As Steve sings the lyrics ‘Everybody knew you made Moonshine’ we cut away back to the homemade brewery which is an illustrative feature of the video, this could also connote redundancy another feature probably demanded by the record label in order to widen or keep the majority of Steve Earle’s audience interested to what happens in the video.

Cutting back to a Close up of Steve Earle singing again for a lengthy amount of time, the camera doesn’t move or change shot, this could connote Steve’s star persona that he shows emotion through expression and not just lyrics or the way the song is sang, this will engage the audience and in turn build a more personal relationship with the star, and from a business point of view; help sell records.

A whip pan fires across the screen and focus’ back on the car driving, we have established in the narrative that the man driving the car is the man making the Moonshine; this is further reinforced by a shot of him drinking out of a jar and looking relatively happy with himself. This narrative appeals to the audience as they want to live outside the law and act like vigilantes.

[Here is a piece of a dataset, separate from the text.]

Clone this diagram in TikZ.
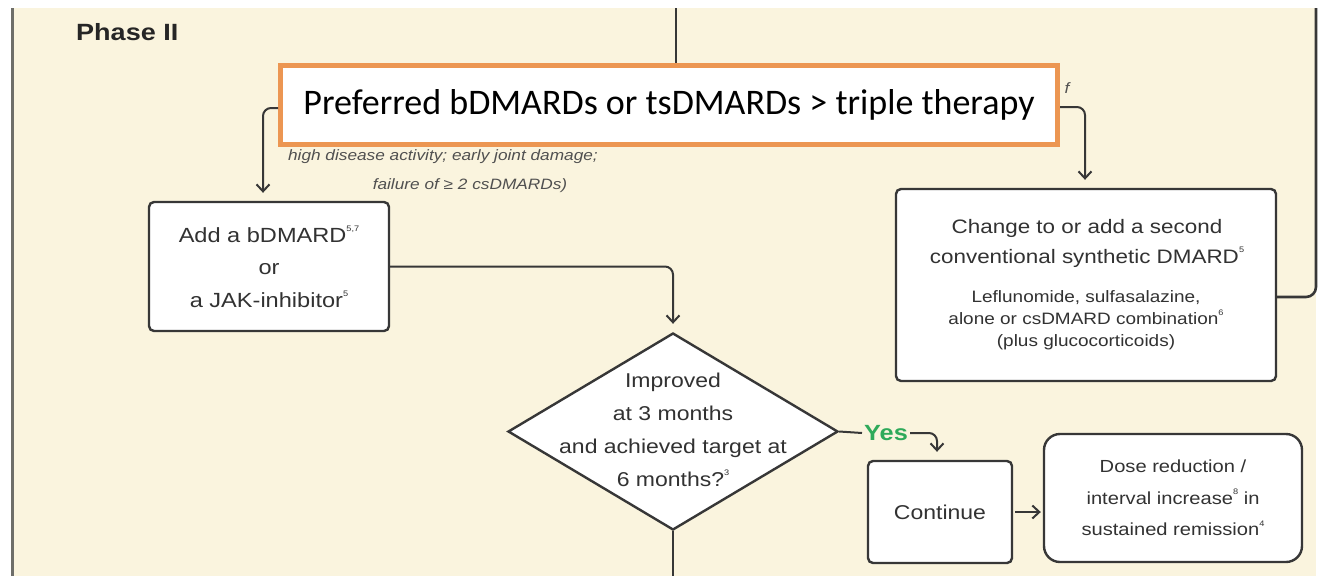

As Steve begins singing again we cut back to the band’s performance where we see the drummer and a pan from Steve’s guitar to his face where he is looking directly to the camera which immediately separates the narrative from the song as it becomes a clear selling point as Steve is interacting with the audience, the earthy tone and faded, worn colours is these scenes are to illustrate the portrayal of the audience as being easy-going, chilled out people who enjoy simple things so the fact that Steve is looking direct into the camera shouldn’t bother or impact his audience and is more the control of the record label. Again this links to Goodwin as it becomes a selling point; Steve addressing the audience creates a relationship and makes them want to buy his records.
We start to have more creative cinematography brought into the performance as dollys and zooms are used to liven up the performance itself in sync with the music as it begins to quicken leading to the chorus, cutting back to the car again it is shot in a canted angle on a tilt which connotes that this man is a criminal/vigilante and shows the rebellious nature of his character. Copperhead road was an actual road in Tennessee although it has since been renamed as Copperhead Hollow Rd. due to theft of road signs bearing the song's name which shows the gritty, family like bond of Steve’s audience. The part of the video where it cuts to the car is filmed a lot like it should be in a movie, possibly ‘Bonnie and Clyde’ this intertextual link allows Steve’s star persona to widen his target audience. Both link to Goodwin’s theory.

The use of synaesthesia comes into play where the band are playing and at every point you can hear Steve’s guitar it either pans, cuts or zooms in/out onto the guitar and as we then cut to a close up of Steve’s face he sings “I still remember that rumblin’ sound” the camera shakes in time with the bass.

As the instrumental kicks in and the distinct country sound quickens the editing does as well, pans, zooms, whip pans, tracking and close ups are all used in quick succession, all of the band playing the fast, upbeat music is shown in parallel editing with the car as you can clearly see the car going faster and faster. The audience would respond to this positively, having peaks in songs for this genre of music allows the audience to participate and be able to link the music to real life situations.
Steve then sings “I volunteered for the army on my birthday” we cut to a shot of a birthday cake in a dark room only lit by the candles, the room is fairly empty and contains basic furniture; a sofa and a table with what appears to be tool boxes underneath the table, the slow-motion connotes that this was in the past and the lack of furniture and light is used to emphasise that the audience are people who keep things simple and are content with that lifestyle, the cake is shot in the centre of the frame and shows the extent of celebration within this life and for an entropic audience of country music would make them feel grateful for the sheer amount that western families give to their children on their birthdays, where a birthday cake is usually just ‘expected.

Steve Acrher’s theory works well within this video as the links between lyrics and the narrative, a carefully filmed performance might be part of the artist's persona or an extra aspect of the video designed to aid visualisation and the 'repeatability' factor.